UVR-Geschäftsführer Axel Mauersberger (links) und UVR-Vorsitzender Olaf Tünkers (Mitte) im Gespräch mit Jörg Krämer, Chefvolkswirt der Commerzbank AG. FOTO: Blazy, Achim (abz)

Für den UVR ist klar, dass man weitere Firmen nach Ratingen holen muss - auch mit Blick auf die Gewerbesteuerentwicklung, die für die Stadt angesichts des Zehn-Millionen-Lochs im Haushalt 2015 eine immer wichtigere Rolle spielt.

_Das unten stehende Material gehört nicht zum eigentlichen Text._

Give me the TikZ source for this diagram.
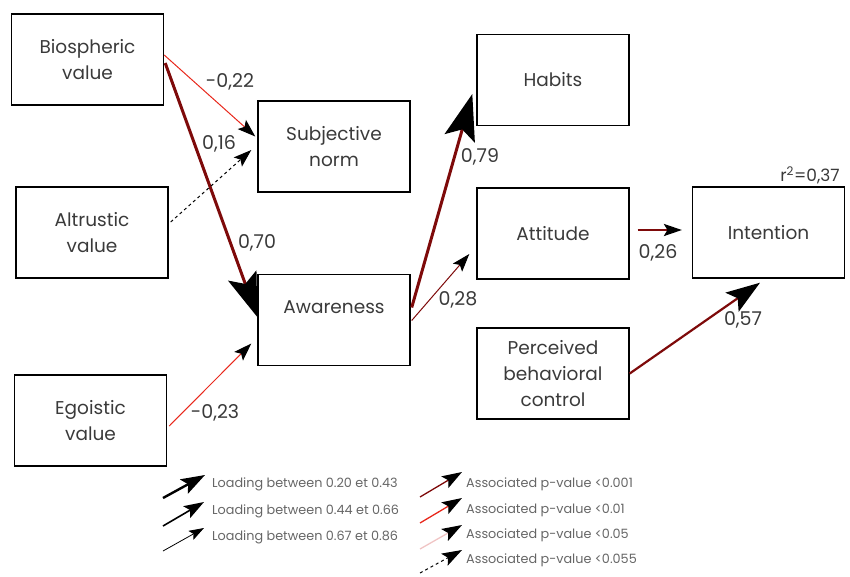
\documentclass[tikz,border=0pt]{standalone}
\usepackage{fontspec}
\setmainfont{Poppins}
\usepackage{tikz}
\usetikzlibrary{arrows.meta,calc}
\definecolor{txtgray}{HTML}{3A3A3A}
\definecolor{leggray}{HTML}{666666}
\definecolor{deepred}{HTML}{7E0A0A}
\definecolor{sigred}{HTML}{E8281C}
\definecolor{palered}{HTML}{F0C4C4}
\newcommand{\boxfont}{\fontsize{18.5}{26}\selectfont}
\newcommand{\coeffont}{\fontsize{19}{22}\selectfont}
\newcommand{\legfont}{\fontsize{12.8}{14}\selectfont}
\tikzset{
  construct/.style={rectangle, draw=black, line width=1.4pt, minimum width=152pt,
                    minimum height=91pt, align=center, font=\boxfont, text=txtgray},
  coef/.style={font=\coeffont, text=txtgray, inner sep=1pt},
  legtext/.style={anchor=west, font=\legfont, text=leggray, inner sep=0pt},
  bigtip/.style={-{Stealth[length=#1, width=0.68*#1, inset=0.2*#1, color=black]}},
}

\begin{document}
\begin{tikzpicture}[x=1pt, y=-1pt]
  \useasboundingbox (0,0) rectangle (850,576);
  % constructs
  \node[construct] (bio)    at (87.5,59.5)  {Biospheric\\value};
  \node[construct] (altr)   at (92,232.5)   {Altrustic\\value};
  \node[construct] (ego)    at (90.5,420.5) {Egoistic\\value};
  \node[construct] (subj)   at (334,146.5)  {Subjective\\norm};
  \node[construct] (aware)  at (334,320)    {Awareness\\\mbox{}};
  \node[construct] (habits) at (553,80)     {Habits};
  \node[construct] (att)    at (553,233.5)  {Attitude};
  \node[construct] (pbc)    at (553,373.5)  {Perceived\\behavioral\\control};
  \node[construct] (intent) at (768.5,232.5) {Intention};
  % paths
  \draw[sigred, line width=1pt, bigtip=18pt]
    ($(bio.east)+(0,-4.5)$) -- ($(subj.west)+(-2,-10)$);
  \draw[deepred, line width=3pt, bigtip=44pt]
    ($(bio.east)+(1,3.5)$) -- ($(aware.west)+(0,-3)$);
  \draw[black, line width=1pt, dashed, bigtip=18pt]
    ($(altr.east)+(2,-10.5)$) -- ($(subj.west)+(-6,3.5)$);
  \draw[sigred, line width=1pt, bigtip=18pt]
    ($(ego.east)+(2,5.5)$) -- ($(aware.west)+(-6,23.5)$);
  \draw[deepred, line width=3pt, bigtip=46pt]
    ($(aware.east)+(1,-12.5)$) -- ($(habits.west)+(-4,14)$);
  \draw[deepred, line width=1pt, bigtip=18pt]
    ($(aware.east)+(1,0.5)$) -- ($(att.west)+(-7,20.5)$);
  \draw[deepred, line width=1.2pt, bigtip=18pt]
    ($(att.east)+(8,-3.5)$) -- ($(intent.west)+(-10,-2.5)$);
  \draw[deepred, line width=2.2pt, bigtip=34pt]
    (pbc.east) -- ($(intent.south)+(-8.5,4)$);
  % coefficients
  \node[coef] (c1) at (230,82)  {-0,22};
  \node[coef] (c2) at (219,144) {0,16};
  \node[coef] (c3) at (257,243) {0,70};
  \node[coef] (c4) at (215,413) {-0,23};
  \node[coef] (c5) at (480,157) {0,79};
  \node[coef] (c6) at (458,300) {0,28};
  \node[coef] (c7) at (658,253) {0,26};
  \node[coef] (c8) at (743,320) {0,57};
  \node[coef, font=\fontsize{17}{20}\selectfont] (r2) at (810,175) {r\textsuperscript{2}=0,37};
  % legend
  \node[legtext] (l1) at (212,484) {Loading between 0.20 et 0.43};
  \node[legtext] (l2) at (212,511) {Loading between 0.44 et 0.66};
  \node[legtext] (l3) at (212,537) {Loading between 0.67 et 0.86};
  \node[legtext] (p1) at (466,484) {Associated p-value <0.001};
  \node[legtext] (p2) at (466,510) {Associated p-value <0.01};
  \node[legtext] (p3) at (466,535) {Associated p-value <0.05};
  \node[legtext] (p4) at (466,560) {Associated p-value <0.055};
  \draw[black, line width=2.4pt, bigtip=24pt] ($(l1.west)+(-49,14)$) -- ($(l1.west)+(-7,-9)$);
  \draw[black, line width=1.6pt, bigtip=20pt] ($(l2.west)+(-49,15)$) -- ($(l2.west)+(-8,-9)$);
  \draw[black, line width=0.8pt, bigtip=15pt] ($(l3.west)+(-49,14)$) -- ($(l3.west)+(-8,-9)$);
  \draw[deepred, line width=1.3pt, bigtip=20pt] ($(p1.west)+(-46,13)$) -- ($(p1.west)+(-4,-12)$);
  \draw[sigred, line width=1.3pt, bigtip=20pt] ($(p2.west)+(-46,13)$) -- ($(p2.west)+(-4,-12)$);
  \draw[palered, line width=1.3pt, bigtip=20pt] ($(p3.west)+(-46,14)$) -- ($(p3.west)+(-4,-10)$);
  \draw[black, line width=1pt, dashed, bigtip=20pt] ($(p4.west)+(-46,13)$) -- ($(p4.west)+(-4,-10)$);
\end{tikzpicture}
\end{document}
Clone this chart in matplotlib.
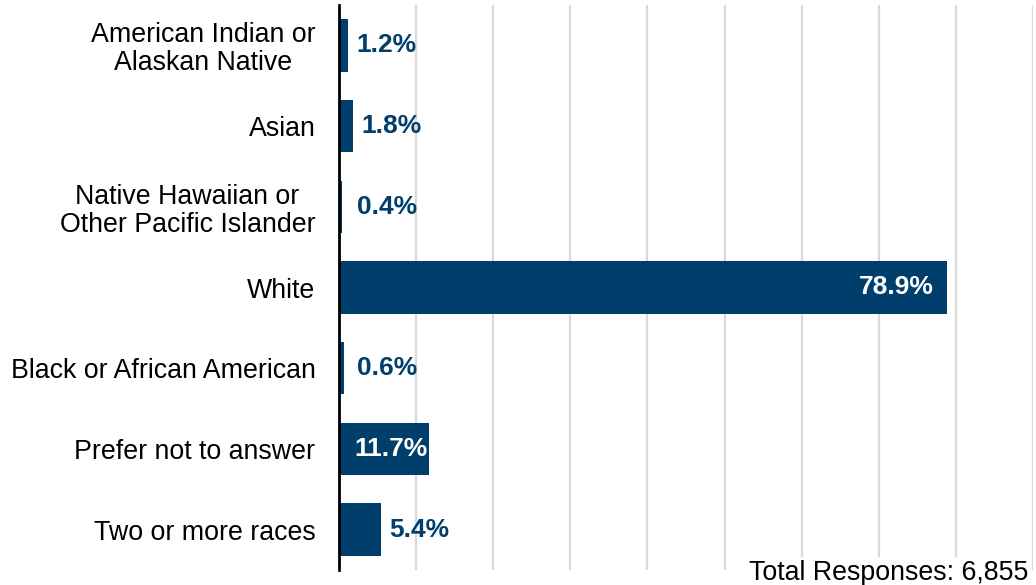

Ratingen West und Tiefenbroich müssen aus Sicht des UVR für den hart umkämpften Wirtschaftsmarkt deutlich aufgewertet werden, dies sei aber ein harter und sehr mühsamer Weg, so Tünkers, der dieses Thema bereits beim ebenso gut besuchten Neujahrsempfang der CDU Mitte im Museum der Stadt angesprochen hat.

Und auch im Tryp-Hotel erwähnte er das Ziel, Ratingen mit fast 100 000 Einwohnern zur besten Mittelstadt Deutschlands zu machen, die Voraussetzungen (vor allem bei der Kaufkraft) seien zweifellos vorhanden, unterstrich der UVR-Vorsitzende.

Niemand im Saal wollte ihm da widersprechen.